***** DATASET EXTRACT
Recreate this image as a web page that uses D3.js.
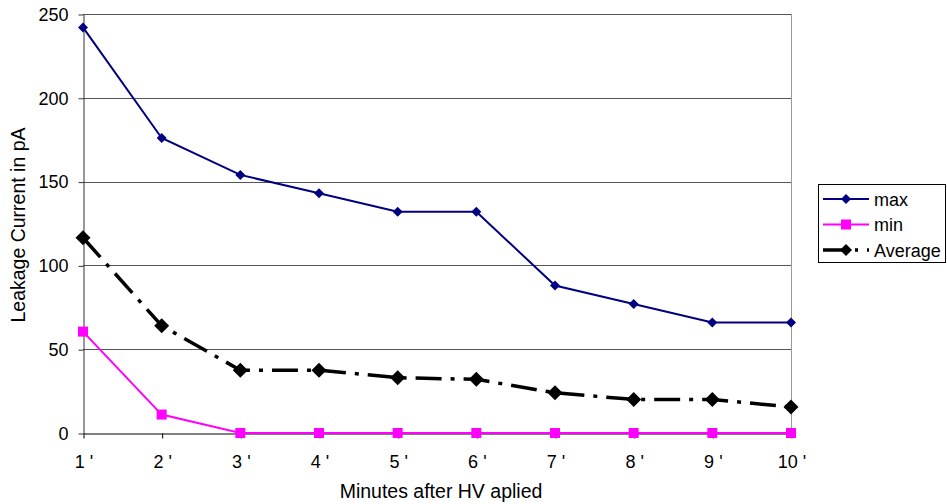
<!DOCTYPE html>
<html>
<head>
<meta charset="utf-8">
<script src="https://cdn.jsdelivr.net/npm/d3@7"></script>
<style>
  body { margin: 0; background: #fff; }
  svg { font-family: "Liberation Sans", Arial, sans-serif; }
</style>
</head>
<body>
<svg id="chart" width="947" height="504"></svg>
<script>
// Leakage current vs minutes after HV applied
const categories = ["1 '", "2 '", "3 '", "4 '", "5 '", "6 '", "7 '", "8 '", "9 '", "10 '"];
const maxValues = [242, 176, 154, 143, 132, 132, 88, 77, 66, 66];
const minValues = [60.5, 11, 0, 0, 0, 0, 0, 0, 0, 0];
const avgValues = [116.5, 64, 37.5, 37.5, 33, 32, 24, 20, 20, 15.5];
const yTicks = [0, 50, 100, 150, 200, 250];

const svg = d3.select("#chart");
const plot = {left: 83, right: 791, top: 14, bottom: 433};
const fontSize = 18;
const titleSize = 19.5;

const x = d3.scalePoint().domain(categories).range([plot.left, plot.right]);
const y = d3.scaleLinear().domain([0, 250]).range([plot.bottom, plot.top]);

// gridlines
svg.append("g")
    .selectAll("line")
    .data(yTicks.filter(d => d > 0))
    .enter()
    .append("line")
    .attr("x1", plot.left)
    .attr("x2", plot.right)
    .attr("y1", d => Math.round(y(d)) + 0.5)
    .attr("y2", d => Math.round(y(d)) + 0.5)
    .attr("stroke", "#555")
    .attr("stroke-width", 1);

// right border of plot area
svg.append("line")
    .attr("x1", plot.right + 0.5).attr("x2", plot.right + 0.5)
    .attr("y1", plot.top).attr("y2", plot.bottom)
    .attr("stroke", "#999");

// y axis
const yAxis = svg.append("g")
    .attr("transform", `translate(${plot.left + 0.5},0.5)`)
    .call(d3.axisLeft(y).tickValues(yTicks).tickSize(5).tickSizeOuter(0));
yAxis.select(".domain").attr("stroke", "#333");
yAxis.selectAll(".tick line").attr("stroke", "#333");
yAxis.selectAll("text")
    .attr("font-size", fontSize)
    .attr("font-family", "Liberation Sans, Arial, sans-serif")
    .attr("fill", "#000")
    .attr("x", -15);

// x axis
const xAxis = svg.append("g")
    .attr("transform", `translate(0.5,${plot.bottom + 0.5})`)
    .call(d3.axisBottom(x).tickSize(5).tickSizeOuter(0));
xAxis.select(".domain").attr("stroke", "#000");
xAxis.selectAll(".tick line").attr("stroke", "#000");
xAxis.selectAll("text")
    .attr("font-size", fontSize)
    .attr("font-family", "Liberation Sans, Arial, sans-serif")
    .attr("fill", "#000")
    .attr("dy", null)
    .attr("y", 34);

// axis titles
svg.append("text")
    .attr("x", 441)
    .attr("y", 498)
    .attr("text-anchor", "middle")
    .attr("font-size", titleSize)
    .text("Minutes after HV aplied");

svg.append("text")
    .attr("transform", "translate(25,225) rotate(-90)")
    .attr("text-anchor", "middle")
    .attr("font-size", titleSize)
    .text("Leakage Current in pA");

const line = d3.line().x((d, i) => x(categories[i])).y(d => y(d));

const series = [
    {name: "max", values: maxValues, color: "#000080", width: 2, dash: null, marker: "diamond", size: 5},
    {name: "min", values: minValues, color: "#ff00ff", width: 2, dash: null, marker: "square", size: 5},
    {name: "Average", values: avgValues, color: "#000", width: 3.5, dash: "26,9,4,9", marker: "diamond", size: 7.5}
];

function drawMarker(g, type, cx, cy, s, color) {
    if (type === "diamond") {
        g.append("path")
            .attr("d", `M${cx},${cy - s}L${cx + s},${cy}L${cx},${cy + s}L${cx - s},${cy}Z`)
            .attr("fill", color);
    } else {
        g.append("rect")
            .attr("x", cx - s).attr("y", cy - s)
            .attr("width", 2 * s).attr("height", 2 * s)
            .attr("fill", color);
    }
}

series.forEach(s => {
    const g = svg.append("g");
    g.append("path")
        .datum(s.values)
        .attr("d", line)
        .attr("fill", "none")
        .attr("stroke", s.color)
        .attr("stroke-width", s.width)
        .attr("stroke-dasharray", s.dash);
    s.values.forEach((v, i) => drawMarker(g, s.marker, x(categories[i]), y(v), s.size, s.color));
});

// legend
const legend = svg.append("g");
legend.append("rect")
    .attr("x", 818.5).attr("y", 184.5)
    .attr("width", 127).attr("height", 78)
    .attr("fill", "#fff")
    .attr("stroke", "#000");

series.forEach((s, i) => {
    const ly = 199 + i * 25.5;
    legend.append("line")
        .attr("x1", 823).attr("x2", 869)
        .attr("y1", ly).attr("y2", ly)
        .attr("stroke", s.color)
        .attr("stroke-width", s.width)
        .attr("stroke-dasharray", s.name === "Average" ? "23,9,3,9" : null);
    drawMarker(legend, s.marker, 846, ly, s.name === "Average" ? 6 : 5, s.color);
    legend.append("text")
        .attr("x", 874)
        .attr("y", ly + 6.5)
        .attr("font-size", fontSize)
        .text(s.name);
});
</script>
</body>
</html>
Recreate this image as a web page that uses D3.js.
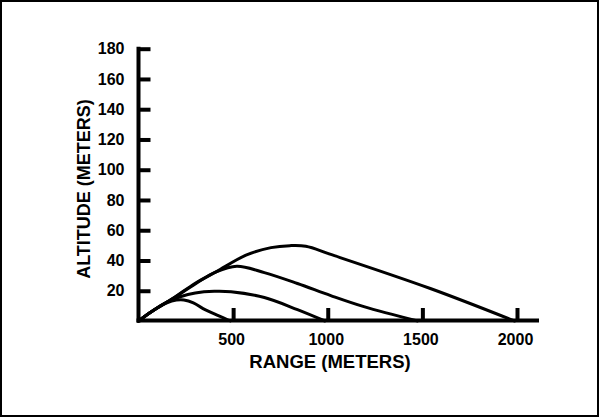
**********
*YOUR GOAL*. Except for the pictures, reproduce every line exactly.

*RESULT OF THIS TASK*.
Recreate this image as a web page that uses D3.js.
<!DOCTYPE html>
<html>
<head>
<meta charset="utf-8">
<script src="https://cdn.jsdelivr.net/npm/d3@7"></script>
<style>
  body { margin: 0; background: #fff; }
  svg { font-family: "Liberation Sans", Arial, sans-serif; }
</style>
</head>
<body>
<svg id="chart" width="947" height="504"></svg>
<script>
// Leakage current vs minutes after HV applied
const categories = ["1 '", "2 '", "3 '", "4 '", "5 '", "6 '", "7 '", "8 '", "9 '", "10 '"];
const maxValues = [242, 176, 154, 143, 132, 132, 88, 77, 66, 66];
const minValues = [60.5, 11, 0, 0, 0, 0, 0, 0, 0, 0];
const avgValues = [116.5, 64, 37.5, 37.5, 33, 32, 24, 20, 20, 15.5];
const yTicks = [0, 50, 100, 150, 200, 250];

const svg = d3.select("#chart");
const plot = {left: 83, right: 791, top: 14, bottom: 433};
const fontSize = 18;
const titleSize = 19.5;

const x = d3.scalePoint().domain(categories).range([plot.left, plot.right]);
const y = d3.scaleLinear().domain([0, 250]).range([plot.bottom, plot.top]);

// gridlines
svg.append("g")
    .selectAll("line")
    .data(yTicks.filter(d => d > 0))
    .enter()
    .append("line")
    .attr("x1", plot.left)
    .attr("x2", plot.right)
    .attr("y1", d => Math.round(y(d)) + 0.5)
    .attr("y2", d => Math.round(y(d)) + 0.5)
    .attr("stroke", "#555")
    .attr("stroke-width", 1);

// right border of plot area
svg.append("line")
    .attr("x1", plot.right + 0.5).attr("x2", plot.right + 0.5)
    .attr("y1", plot.top).attr("y2", plot.bottom)
    .attr("stroke", "#999");

// y axis
const yAxis = svg.append("g")
    .attr("transform", `translate(${plot.left + 0.5},0.5)`)
    .call(d3.axisLeft(y).tickValues(yTicks).tickSize(5).tickSizeOuter(0));
yAxis.select(".domain").attr("stroke", "#333");
yAxis.selectAll(".tick line").attr("stroke", "#333");
yAxis.selectAll("text")
    .attr("font-size", fontSize)
    .attr("font-family", "Liberation Sans, Arial, sans-serif")
    .attr("fill", "#000")
    .attr("x", -15);

// x axis
const xAxis = svg.append("g")
    .attr("transform", `translate(0.5,${plot.bottom + 0.5})`)
    .call(d3.axisBottom(x).tickSize(5).tickSizeOuter(0));
xAxis.select(".domain").attr("stroke", "#000");
xAxis.selectAll(".tick line").attr("stroke", "#000");
xAxis.selectAll("text")
    .attr("font-size", fontSize)
    .attr("font-family", "Liberation Sans, Arial, sans-serif")
    .attr("fill", "#000")
    .attr("dy", null)
    .attr("y", 34);

// axis titles
svg.append("text")
    .attr("x", 441)
    .attr("y", 498)
    .attr("text-anchor", "middle")
    .attr("font-size", titleSize)
    .text("Minutes after HV aplied");

svg.append("text")
    .attr("transform", "translate(25,225) rotate(-90)")
    .attr("text-anchor", "middle")
    .attr("font-size", titleSize)
    .text("Leakage Current in pA");

const line = d3.line().x((d, i) => x(categories[i])).y(d => y(d));

const series = [
    {name: "max", values: maxValues, color: "#000080", width: 2, dash: null, marker: "diamond", size: 5},
    {name: "min", values: minValues, color: "#ff00ff", width: 2, dash: null, marker: "square", size: 5},
    {name: "Average", values: avgValues, color: "#000", width: 3.5, dash: "26,9,4,9", marker: "diamond", size: 7.5}
];

function drawMarker(g, type, cx, cy, s, color) {
    if (type === "diamond") {
        g.append("path")
            .attr("d", `M${cx},${cy - s}L${cx + s},${cy}L${cx},${cy + s}L${cx - s},${cy}Z`)
            .attr("fill", color);
    } else {
        g.append("rect")
            .attr("x", cx - s).attr("y", cy - s)
            .attr("width", 2 * s).attr("height", 2 * s)
            .attr("fill", color);
    }
}

series.forEach(s => {
    const g = svg.append("g");
    g.append("path")
        .datum(s.values)
        .attr("d", line)
        .attr("fill", "none")
        .attr("stroke", s.color)
        .attr("stroke-width", s.width)
        .attr("stroke-dasharray", s.dash);
    s.values.forEach((v, i) => drawMarker(g, s.marker, x(categories[i]), y(v), s.size, s.color));
});

// legend
const legend = svg.append("g");
legend.append("rect")
    .attr("x", 818.5).attr("y", 184.5)
    .attr("width", 127).attr("height", 78)
    .attr("fill", "#fff")
    .attr("stroke", "#000");

series.forEach((s, i) => {
    const ly = 199 + i * 25.5;
    legend.append("line")
        .attr("x1", 823).attr("x2", 869)
        .attr("y1", ly).attr("y2", ly)
        .attr("stroke", s.color)
        .attr("stroke-width", s.width)
        .attr("stroke-dasharray", s.name === "Average" ? "23,9,3,9" : null);
    drawMarker(legend, s.marker, 846, ly, s.name === "Average" ? 6 : 5, s.color);
    legend.append("text")
        .attr("x", 874)
        .attr("y", ly + 6.5)
        .attr("font-size", fontSize)
        .text(s.name);
});
</script>
</body>
</html>
Recreate this image as a web page that uses D3.js.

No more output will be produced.